**Request:** Keep to the lines from the line containing "Reproduce this chart with Plotly." through the line containing "xaxis='x2', yaxis='y2', showlegend=False))": copy them exactly and leave every picture out.

**Saved entries:**
=-=-=
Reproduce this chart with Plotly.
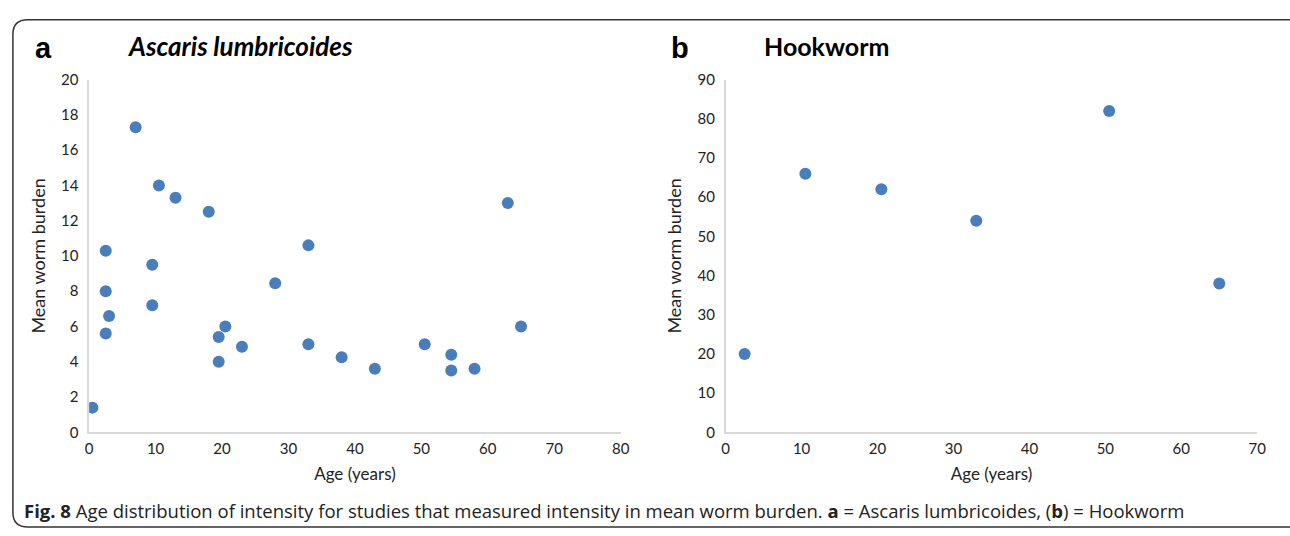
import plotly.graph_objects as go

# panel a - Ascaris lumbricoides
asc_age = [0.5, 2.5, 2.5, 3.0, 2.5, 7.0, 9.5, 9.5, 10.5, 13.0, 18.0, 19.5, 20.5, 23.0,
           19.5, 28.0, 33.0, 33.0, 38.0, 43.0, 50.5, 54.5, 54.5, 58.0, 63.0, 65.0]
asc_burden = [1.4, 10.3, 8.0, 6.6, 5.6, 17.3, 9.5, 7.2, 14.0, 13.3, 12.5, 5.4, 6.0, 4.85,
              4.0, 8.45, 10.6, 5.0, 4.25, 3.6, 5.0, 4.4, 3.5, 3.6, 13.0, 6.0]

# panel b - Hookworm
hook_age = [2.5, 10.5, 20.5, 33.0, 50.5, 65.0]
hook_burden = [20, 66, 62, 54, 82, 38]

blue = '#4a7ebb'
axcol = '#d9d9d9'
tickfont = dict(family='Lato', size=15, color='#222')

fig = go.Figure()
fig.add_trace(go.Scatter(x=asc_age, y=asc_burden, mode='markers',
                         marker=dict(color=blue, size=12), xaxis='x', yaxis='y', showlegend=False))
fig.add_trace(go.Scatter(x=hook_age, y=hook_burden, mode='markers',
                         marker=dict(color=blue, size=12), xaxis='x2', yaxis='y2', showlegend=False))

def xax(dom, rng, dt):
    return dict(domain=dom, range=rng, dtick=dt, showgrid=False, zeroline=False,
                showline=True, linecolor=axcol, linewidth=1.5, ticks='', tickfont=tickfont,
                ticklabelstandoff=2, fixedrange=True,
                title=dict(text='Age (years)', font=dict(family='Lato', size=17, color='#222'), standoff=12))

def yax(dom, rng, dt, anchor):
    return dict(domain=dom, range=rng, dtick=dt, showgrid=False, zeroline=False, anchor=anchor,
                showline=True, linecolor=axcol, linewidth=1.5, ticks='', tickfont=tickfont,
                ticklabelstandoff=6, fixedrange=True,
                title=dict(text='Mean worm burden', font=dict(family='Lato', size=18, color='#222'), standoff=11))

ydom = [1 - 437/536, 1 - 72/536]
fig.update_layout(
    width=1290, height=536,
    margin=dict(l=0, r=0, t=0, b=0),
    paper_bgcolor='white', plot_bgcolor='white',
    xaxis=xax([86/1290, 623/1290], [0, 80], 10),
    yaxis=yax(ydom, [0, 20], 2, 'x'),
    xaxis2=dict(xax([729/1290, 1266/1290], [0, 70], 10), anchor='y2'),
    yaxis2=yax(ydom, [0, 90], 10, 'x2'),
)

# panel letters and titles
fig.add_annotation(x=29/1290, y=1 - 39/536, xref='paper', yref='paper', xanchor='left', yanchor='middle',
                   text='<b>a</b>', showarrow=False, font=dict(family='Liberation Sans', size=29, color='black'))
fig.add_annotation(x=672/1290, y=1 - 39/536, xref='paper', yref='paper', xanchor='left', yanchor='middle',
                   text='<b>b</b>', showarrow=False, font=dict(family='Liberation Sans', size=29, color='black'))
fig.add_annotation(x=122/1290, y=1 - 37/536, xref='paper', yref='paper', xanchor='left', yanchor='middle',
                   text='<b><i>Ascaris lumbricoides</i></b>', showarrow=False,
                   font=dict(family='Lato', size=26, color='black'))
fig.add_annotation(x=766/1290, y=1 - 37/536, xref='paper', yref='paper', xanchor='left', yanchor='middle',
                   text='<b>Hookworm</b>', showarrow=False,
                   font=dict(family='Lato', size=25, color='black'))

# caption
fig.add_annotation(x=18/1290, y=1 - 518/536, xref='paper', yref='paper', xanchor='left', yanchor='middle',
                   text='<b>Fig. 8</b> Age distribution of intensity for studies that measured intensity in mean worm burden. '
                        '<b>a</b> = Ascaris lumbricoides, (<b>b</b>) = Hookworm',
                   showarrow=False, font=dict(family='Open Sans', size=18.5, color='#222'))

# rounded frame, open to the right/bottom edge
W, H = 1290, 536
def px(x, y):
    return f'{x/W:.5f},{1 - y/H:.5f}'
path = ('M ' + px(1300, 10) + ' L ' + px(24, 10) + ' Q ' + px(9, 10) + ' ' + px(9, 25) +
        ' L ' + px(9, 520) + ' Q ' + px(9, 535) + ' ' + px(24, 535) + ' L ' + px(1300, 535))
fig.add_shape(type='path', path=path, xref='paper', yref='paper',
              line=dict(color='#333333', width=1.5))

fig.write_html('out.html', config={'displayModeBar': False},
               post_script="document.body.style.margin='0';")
=-=-=
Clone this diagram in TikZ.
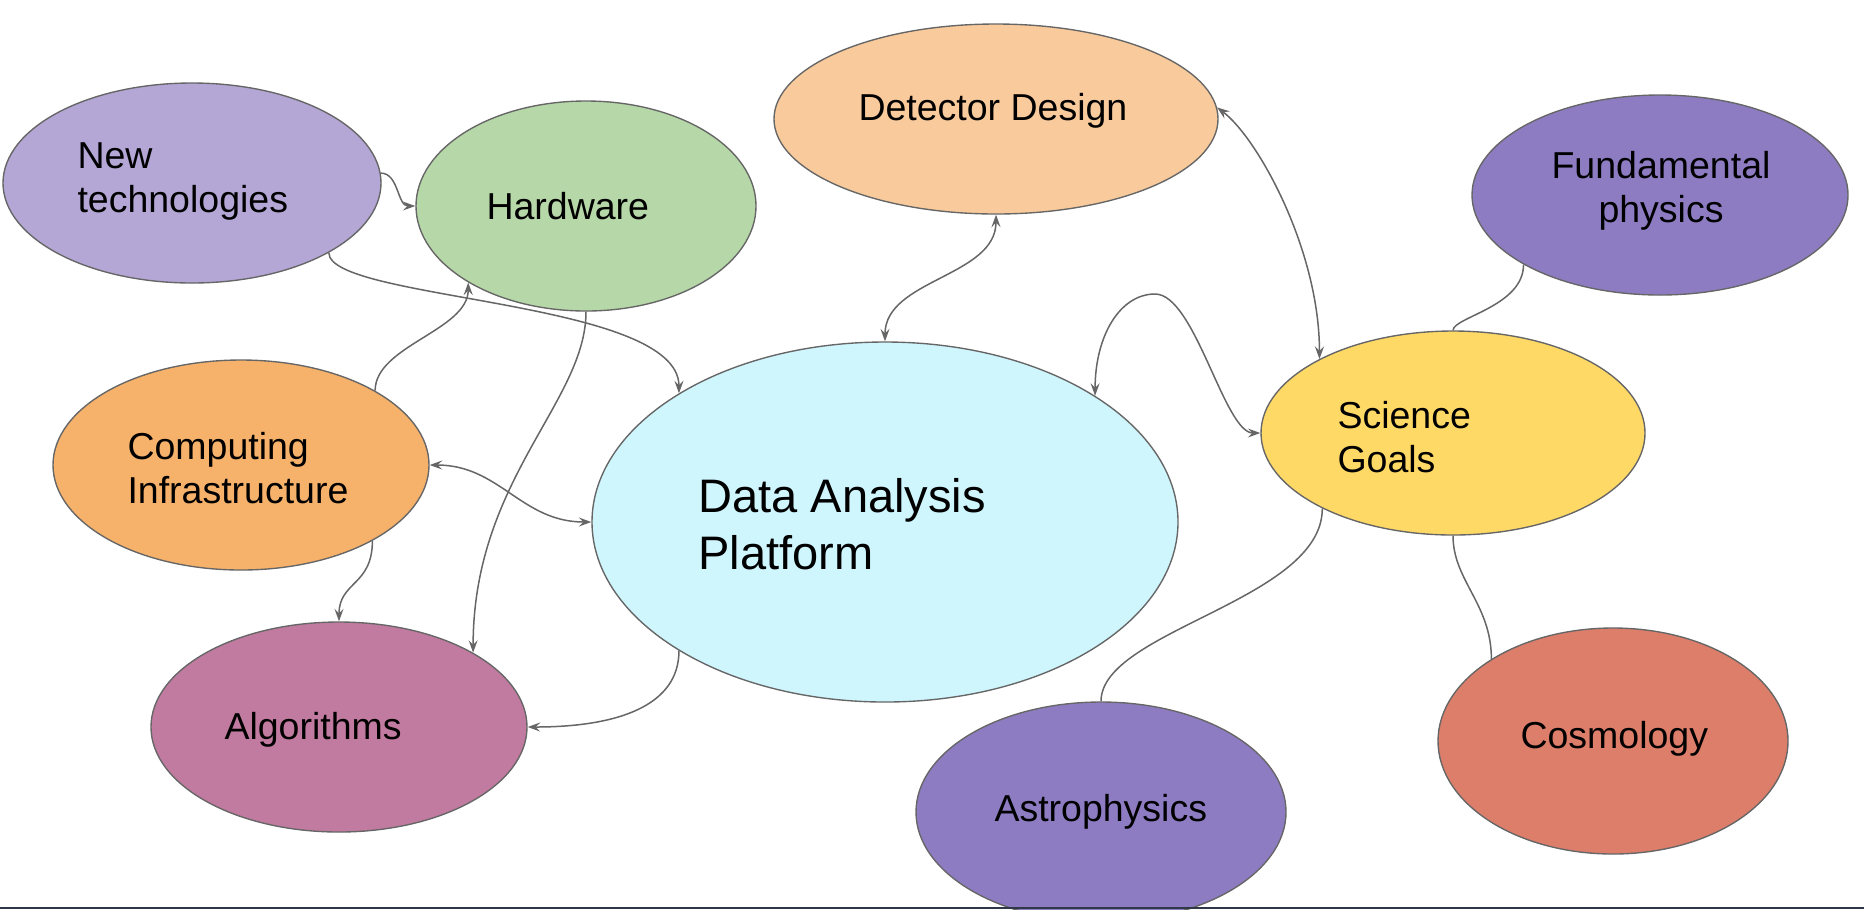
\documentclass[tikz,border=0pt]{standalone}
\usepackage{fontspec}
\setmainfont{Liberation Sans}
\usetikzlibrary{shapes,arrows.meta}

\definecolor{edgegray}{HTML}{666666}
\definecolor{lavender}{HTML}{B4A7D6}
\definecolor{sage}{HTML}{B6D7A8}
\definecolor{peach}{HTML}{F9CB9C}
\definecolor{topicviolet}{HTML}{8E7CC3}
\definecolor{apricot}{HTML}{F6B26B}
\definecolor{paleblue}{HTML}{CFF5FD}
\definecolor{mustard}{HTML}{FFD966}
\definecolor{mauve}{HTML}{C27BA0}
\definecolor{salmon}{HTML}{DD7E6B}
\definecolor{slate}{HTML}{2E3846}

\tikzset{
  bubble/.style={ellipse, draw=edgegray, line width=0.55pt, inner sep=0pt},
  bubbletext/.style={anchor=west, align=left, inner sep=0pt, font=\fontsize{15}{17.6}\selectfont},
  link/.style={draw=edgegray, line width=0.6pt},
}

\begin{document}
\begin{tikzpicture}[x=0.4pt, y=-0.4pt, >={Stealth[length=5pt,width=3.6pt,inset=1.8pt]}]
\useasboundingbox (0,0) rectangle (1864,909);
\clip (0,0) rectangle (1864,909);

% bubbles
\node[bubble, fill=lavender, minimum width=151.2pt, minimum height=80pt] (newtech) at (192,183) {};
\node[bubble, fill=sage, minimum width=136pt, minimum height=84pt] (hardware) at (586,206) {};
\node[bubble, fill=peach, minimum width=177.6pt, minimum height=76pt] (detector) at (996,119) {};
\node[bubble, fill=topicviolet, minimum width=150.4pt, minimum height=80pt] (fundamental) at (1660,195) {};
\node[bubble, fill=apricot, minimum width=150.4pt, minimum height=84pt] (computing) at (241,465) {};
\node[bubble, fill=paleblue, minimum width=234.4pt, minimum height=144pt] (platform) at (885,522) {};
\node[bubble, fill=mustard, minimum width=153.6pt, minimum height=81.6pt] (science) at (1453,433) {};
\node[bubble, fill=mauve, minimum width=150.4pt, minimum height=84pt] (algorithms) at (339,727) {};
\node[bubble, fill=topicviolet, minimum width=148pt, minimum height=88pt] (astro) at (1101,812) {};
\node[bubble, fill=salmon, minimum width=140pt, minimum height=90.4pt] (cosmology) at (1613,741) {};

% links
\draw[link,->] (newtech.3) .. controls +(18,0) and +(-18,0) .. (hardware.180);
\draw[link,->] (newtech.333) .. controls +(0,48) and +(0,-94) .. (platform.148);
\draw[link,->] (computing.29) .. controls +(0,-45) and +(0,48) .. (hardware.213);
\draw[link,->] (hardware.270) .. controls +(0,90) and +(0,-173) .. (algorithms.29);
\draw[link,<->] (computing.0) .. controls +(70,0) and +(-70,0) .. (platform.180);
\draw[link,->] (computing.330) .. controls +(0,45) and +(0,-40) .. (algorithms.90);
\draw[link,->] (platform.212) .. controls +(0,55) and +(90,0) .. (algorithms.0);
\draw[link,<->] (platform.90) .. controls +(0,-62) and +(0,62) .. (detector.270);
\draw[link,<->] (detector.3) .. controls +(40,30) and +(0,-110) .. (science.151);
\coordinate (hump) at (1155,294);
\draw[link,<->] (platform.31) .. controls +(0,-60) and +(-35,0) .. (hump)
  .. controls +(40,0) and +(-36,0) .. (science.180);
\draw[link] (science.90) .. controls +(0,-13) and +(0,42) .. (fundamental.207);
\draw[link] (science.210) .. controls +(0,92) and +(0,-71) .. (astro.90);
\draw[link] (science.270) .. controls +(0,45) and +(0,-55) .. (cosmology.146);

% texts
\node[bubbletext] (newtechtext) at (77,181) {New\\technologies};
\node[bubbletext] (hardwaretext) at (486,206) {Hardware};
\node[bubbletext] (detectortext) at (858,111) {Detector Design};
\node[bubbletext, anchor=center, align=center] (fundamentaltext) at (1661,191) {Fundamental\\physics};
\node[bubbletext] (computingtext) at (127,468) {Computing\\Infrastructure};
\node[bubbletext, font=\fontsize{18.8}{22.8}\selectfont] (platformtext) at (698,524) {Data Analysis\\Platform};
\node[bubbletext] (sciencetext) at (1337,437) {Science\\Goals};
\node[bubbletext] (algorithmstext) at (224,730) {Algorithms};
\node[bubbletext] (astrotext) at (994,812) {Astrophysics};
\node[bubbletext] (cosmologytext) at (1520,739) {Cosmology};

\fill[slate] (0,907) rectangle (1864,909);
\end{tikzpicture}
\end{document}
=-=-=
**Result of the exercise:**
Reproduce this chart with Plotly.
import plotly.graph_objects as go

# panel a - Ascaris lumbricoides
asc_age = [0.5, 2.5, 2.5, 3.0, 2.5, 7.0, 9.5, 9.5, 10.5, 13.0, 18.0, 19.5, 20.5, 23.0,
           19.5, 28.0, 33.0, 33.0, 38.0, 43.0, 50.5, 54.5, 54.5, 58.0, 63.0, 65.0]
asc_burden = [1.4, 10.3, 8.0, 6.6, 5.6, 17.3, 9.5, 7.2, 14.0, 13.3, 12.5, 5.4, 6.0, 4.85,
              4.0, 8.45, 10.6, 5.0, 4.25, 3.6, 5.0, 4.4, 3.5, 3.6, 13.0, 6.0]

# panel b - Hookworm
hook_age = [2.5, 10.5, 20.5, 33.0, 50.5, 65.0]
hook_burden = [20, 66, 62, 54, 82, 38]

blue = '#4a7ebb'
axcol = '#d9d9d9'
tickfont = dict(family='Lato', size=15, color='#222')

fig = go.Figure()
fig.add_trace(go.Scatter(x=asc_age, y=asc_burden, mode='markers',
                         marker=dict(color=blue, size=12), xaxis='x', yaxis='y', showlegend=False))
fig.add_trace(go.Scatter(x=hook_age, y=hook_burden, mode='markers',
                         marker=dict(color=blue, size=12), xaxis='x2', yaxis='y2', showlegend=False))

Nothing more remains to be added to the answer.